Material provided →
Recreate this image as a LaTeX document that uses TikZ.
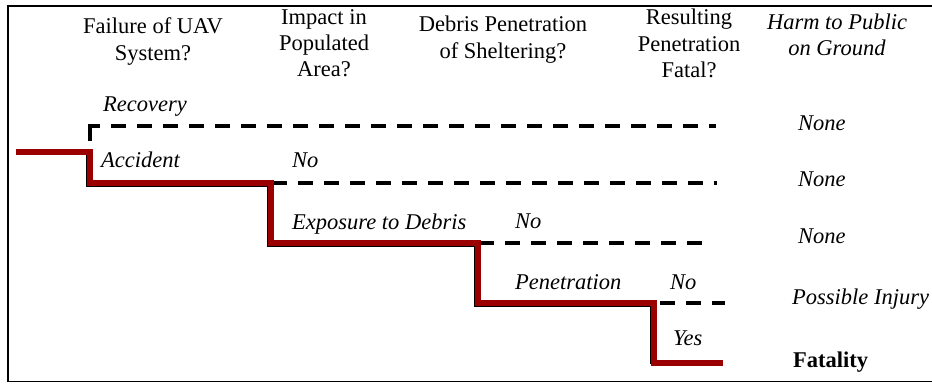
\documentclass[tikz,border=0pt]{standalone}
\usepackage{fontspec}
\setmainfont{Liberation Serif}
\definecolor{pathred}{RGB}{155,0,0}
\tikzset{
  hdr/.style={font=\fontsize{22.5}{27}\selectfont, anchor=base, inner sep=0pt},
  hdri/.style={font=\fontsize{22.5}{27}\selectfont\itshape, anchor=base, inner sep=0pt},
  lbl/.style={font=\fontsize{22.5}{27}\selectfont\itshape, anchor=base west, inner sep=0pt},
  outbold/.style={font=\fontsize{22.5}{27}\selectfont\bfseries, anchor=base west, inner sep=0pt},
  redpath/.style={draw=pathred, line width=5.5pt, line join=miter},
  shadowpath/.style={draw=black, line width=5.5pt, line join=miter},
  dashpath/.style={draw=black, line width=4pt, dash pattern=on 15pt off 11pt},
  framestyle/.style={draw=black, line width=1.5pt}
}
\begin{document}
\begin{tikzpicture}[x=1pt,y=-1pt]
\useasboundingbox (0,0) rectangle (932,383);
% frame
\coordinate (f1) at (932,6);
\coordinate (f2) at (8,6);
\coordinate (f3) at (8,381.5);
\coordinate (f4) at (932,381.5);
\draw[framestyle] (f1) -- (f2) -- (f3) -- (f4);

% headers
\node[hdr] (h1a) at (153,33) {Failure of UAV};
\node[hdr] (h1b) at (153,60) {System?};
\node[hdr] (h2a) at (324,24) {Impact in};
\node[hdr] (h2b) at (324,50) {Populated};
\node[hdr] (h2c) at (324,76) {Area?};
\node[hdr] (h3a) at (503,31) {Debris Penetration};
\node[hdr] (h3b) at (503,58) {of Sheltering?};
\node[hdr] (h4a) at (689,24) {Resulting};
\node[hdr] (h4b) at (689,51) {Penetration};
\node[hdr] (h4c) at (689,77) {Fatal?};
\node[hdri] (h5a) at (837,29) {Harm to Public};
\node[hdri] (h5b) at (837,55) {on Ground};

% path corners
\coordinate (c0) at (16,152);
\coordinate (c1) at (90,152);
\coordinate (c2) at (90,183);
\coordinate (c3) at (271,183);
\coordinate (c4) at (271,243);
\coordinate (c5) at (478,243);
\coordinate (c6) at (478,303);
\coordinate (c7) at (654,303);
\coordinate (c8) at (654,363);
\coordinate (c9) at (723,363);

% dashed branches
\coordinate (d1s) at (90,141);
\coordinate (d1c) at (90,126);
\coordinate (d1h) at (88,126);
\coordinate (d1e) at (716,126);
\coordinate (d2e) at (717,183);
\coordinate (d3e) at (711,243);
\coordinate (d4e) at (725,303);

\draw[draw=black, line width=4pt] (d1s) -- ([yshift=-2pt]d1c);
\draw[dashpath, dash phase=3pt] (d1h) -- (d1e);
\draw[dashpath] (c2) -- (d2e);
\draw[dashpath] (c4) -- (d3e);
\draw[dashpath] (c6) -- (d4e);

% shadow and main path
\draw[shadowpath] ([shift={(-1.5,1)}]c1) -- ([shift={(-1.5,1)}]c2) -- ([shift={(-1.5,1)}]c3) -- ([shift={(-1.5,1)}]c4) -- ([shift={(-1.5,1)}]c5) -- ([shift={(-1.5,1)}]c6) -- ([shift={(-1.5,1)}]c7) -- ([shift={(-1.5,1)}]c8);
\draw[redpath] (c0) -- (c1) -- (c2) -- (c3) -- (c4) -- (c5) -- (c6) -- (c7) -- (c8) -- (c9);

% branch labels
\node[lbl] (lrec) at (103,111) {Recovery};
\node[lbl] (lacc) at (101,167) {Accident};
\node[lbl] (lno1) at (292,167) {No};
\node[lbl] (lexp) at (292,229) {Exposure to Debris};
\node[lbl] (lno2) at (515,228) {No};
\node[lbl] (lpen) at (515,289) {Penetration};
\node[lbl] (lno3) at (670,289) {No};
\node[lbl] (lyes) at (673,345) {Yes};

% outcomes
\node[lbl] (o1) at (798,130) {None};
\node[lbl] (o2) at (798,186) {None};
\node[lbl] (o3) at (798,243) {None};
\node[lbl] (o4) at (792,304) {Possible Injury};
\node[outbold] (o5) at (793,367) {Fatality};
\end{tikzpicture}
\end{document}
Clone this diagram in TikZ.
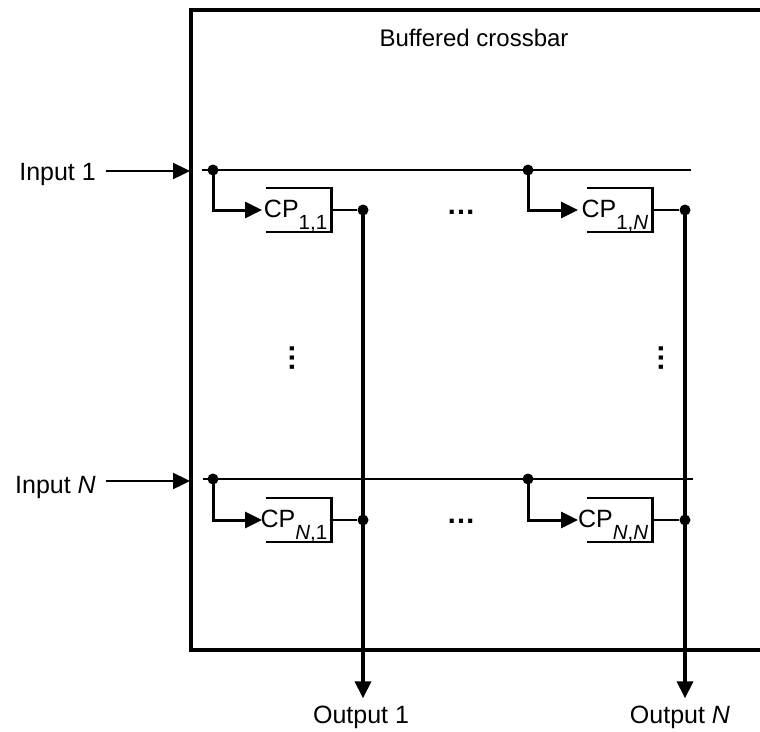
\documentclass[tikz,border=0pt]{standalone}
\usepackage{fontspec}
\setmainfont{Liberation Sans}
\usetikzlibrary{arrows.meta}

\newcommand{\labelfont}{\fontsize{25}{28}\selectfont}
\newcommand{\cpfont}{\fontsize{25}{28}\selectfont}
\newcommand{\cpsub}[1]{\raisebox{-12pt}{\fontsize{20.5}{22}\selectfont #1}}
\newcommand{\cptext}[1]{\makebox[65pt][r]{CP\cpsub{#1}\hspace{4pt}}}

\tikzset{
  wire/.style={line width=2.4pt},
  busline/.style={line width=2.2pt},
  thickwire/.style={line width=3.4pt},
  tri/.style={-{Triangle[length=17pt,width=16pt]}},
  junction/.style={circle,fill,inner sep=0pt,minimum size=11pt},
  cpbox/.style={minimum width=65pt,minimum height=44pt,inner sep=0pt,
    text height=29pt,text depth=15pt,font=\cpfont},
  label/.style={font=\labelfont,inner sep=0pt},
  dotsbox/.style={font=\fontsize{29}{30}\selectfont\bfseries,inner sep=0pt}
}

\begin{document}
\begin{tikzpicture}[x=1pt,y=-1pt]
\useasboundingbox (0,0) rectangle (760,731);

% crossbar frame
\draw[thickwire] (191,10) rectangle (775,650);
\node[font=\fontsize{24}{28}\selectfont,inner sep=0pt,anchor=base] (title) at (474,46) {Buffered crossbar};

% input buses
\coordinate (busA) at (202,170);
\coordinate (busAend) at (691,170);
\coordinate (busN) at (203,479);
\coordinate (busNend) at (693,479);
\draw[busline] (busA) -- (busAend);
\draw[busline] (busN) -- (busNend);

% input arrows
\node[label,anchor=base east] (in1) at (96,180) {Input 1};
\node[label,anchor=base east] (inN) at (96,493) {Input \textit{N}};
\coordinate (tipA) at (190,171);
\coordinate (tipN) at (190,481);
\draw[wire,tri,shorten <=10pt] (in1.east |- tipA) -- (tipA);
\draw[wire,tri,shorten <=10pt] (inN.east |- tipN) -- (tipN);

% crosspoint buffers
\node[cpbox,anchor=west] (cp11) at (266,210) {\cptext{1,1}};
\node[cpbox,anchor=west] (cp1N) at (587,210) {\cptext{1,\textit{N}}};
\node[cpbox,anchor=west] (cpN1) at (266,520) {\cptext{\textit{N},1}};
\node[cpbox,anchor=west] (cpNN) at (587,520) {\cptext{\textit{N},\textit{N}}};
\foreach \cp in {cp11,cp1N,cpN1,cpNN}
  \draw[wire] (\cp.north west) -- (\cp.north east) -- (\cp.south east) -- (\cp.south west);

% taps on the input buses
\node[junction] (b11) at (213,170) {};
\node[junction] (b1N) at (528,170) {};
\node[junction] (bN1) at (213,479) {};
\node[junction] (bNN) at (528,479) {};
\draw[wire,line width=3pt,tri,shorten >=4pt] (b11.center) |- (cp11.west);
\draw[wire,line width=3pt,tri,shorten >=9pt] (b1N.center) |- (cp1N.west);
\draw[wire,line width=3pt,tri,shorten >=4pt] (bN1.center) |- (cpN1.west);
\draw[wire,line width=3pt,tri,shorten >=9pt] (bNN.center) |- (cpNN.west);

% outputs
\node[junction] (o11) at (363,210) {};
\node[junction] (o1N) at (685,210) {};
\node[junction] (oN1) at (363,520) {};
\node[junction] (oNN) at (685,520) {};
\draw[busline] (cp11.east) -- (o11);
\draw[busline] (cp1N.east) -- (o1N);
\draw[busline] (cpN1.east) -- (oN1);
\draw[busline] (cpNN.east) -- (oNN);

\node[label,anchor=base] (out1) at (361,723) {Output 1};
\node[label,anchor=base] (outN) at (680,723) {Output \textit{N}};
\draw[thickwire,tri,shorten >=7pt] (o11.center) -- (o11 |- out1.north);
\draw[thickwire,tri,shorten >=7pt] (o1N.center) -- (o1N |- outN.north);

% ellipses
\node[dotsbox] (hdotsA) at (461,212) {…};
\node[dotsbox] (hdotsN) at (461,521) {…};
\node[dotsbox,rotate=90] (vdots1) at (292,358) {…};
\node[dotsbox,rotate=90] (vdotsN) at (661,358) {…};
\end{tikzpicture}
\end{document}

Goal →
Print, exactly as written, the lines above from the first one to the one containing "(h5b) at (837,55)". Leave out pictures.

Worked answer →
Recreate this image as a LaTeX document that uses TikZ.
\documentclass[tikz,border=0pt]{standalone}
\usepackage{fontspec}
\setmainfont{Liberation Serif}
\definecolor{pathred}{RGB}{155,0,0}
\tikzset{
  hdr/.style={font=\fontsize{22.5}{27}\selectfont, anchor=base, inner sep=0pt},
  hdri/.style={font=\fontsize{22.5}{27}\selectfont\itshape, anchor=base, inner sep=0pt},
  lbl/.style={font=\fontsize{22.5}{27}\selectfont\itshape, anchor=base west, inner sep=0pt},
  outbold/.style={font=\fontsize{22.5}{27}\selectfont\bfseries, anchor=base west, inner sep=0pt},
  redpath/.style={draw=pathred, line width=5.5pt, line join=miter},
  shadowpath/.style={draw=black, line width=5.5pt, line join=miter},
  dashpath/.style={draw=black, line width=4pt, dash pattern=on 15pt off 11pt},
  framestyle/.style={draw=black, line width=1.5pt}
}
\begin{document}
\begin{tikzpicture}[x=1pt,y=-1pt]
\useasboundingbox (0,0) rectangle (932,383);
% frame
\coordinate (f1) at (932,6);
\coordinate (f2) at (8,6);
\coordinate (f3) at (8,381.5);
\coordinate (f4) at (932,381.5);
\draw[framestyle] (f1) -- (f2) -- (f3) -- (f4);

% headers
\node[hdr] (h1a) at (153,33) {Failure of UAV};
\node[hdr] (h1b) at (153,60) {System?};
\node[hdr] (h2a) at (324,24) {Impact in};
\node[hdr] (h2b) at (324,50) {Populated};
\node[hdr] (h2c) at (324,76) {Area?};
\node[hdr] (h3a) at (503,31) {Debris Penetration};
\node[hdr] (h3b) at (503,58) {of Sheltering?};
\node[hdr] (h4a) at (689,24) {Resulting};
\node[hdr] (h4b) at (689,51) {Penetration};
\node[hdr] (h4c) at (689,77) {Fatal?};
\node[hdri] (h5a) at (837,29) {Harm to Public};
\node[hdri] (h5b) at (837,55) {on Ground};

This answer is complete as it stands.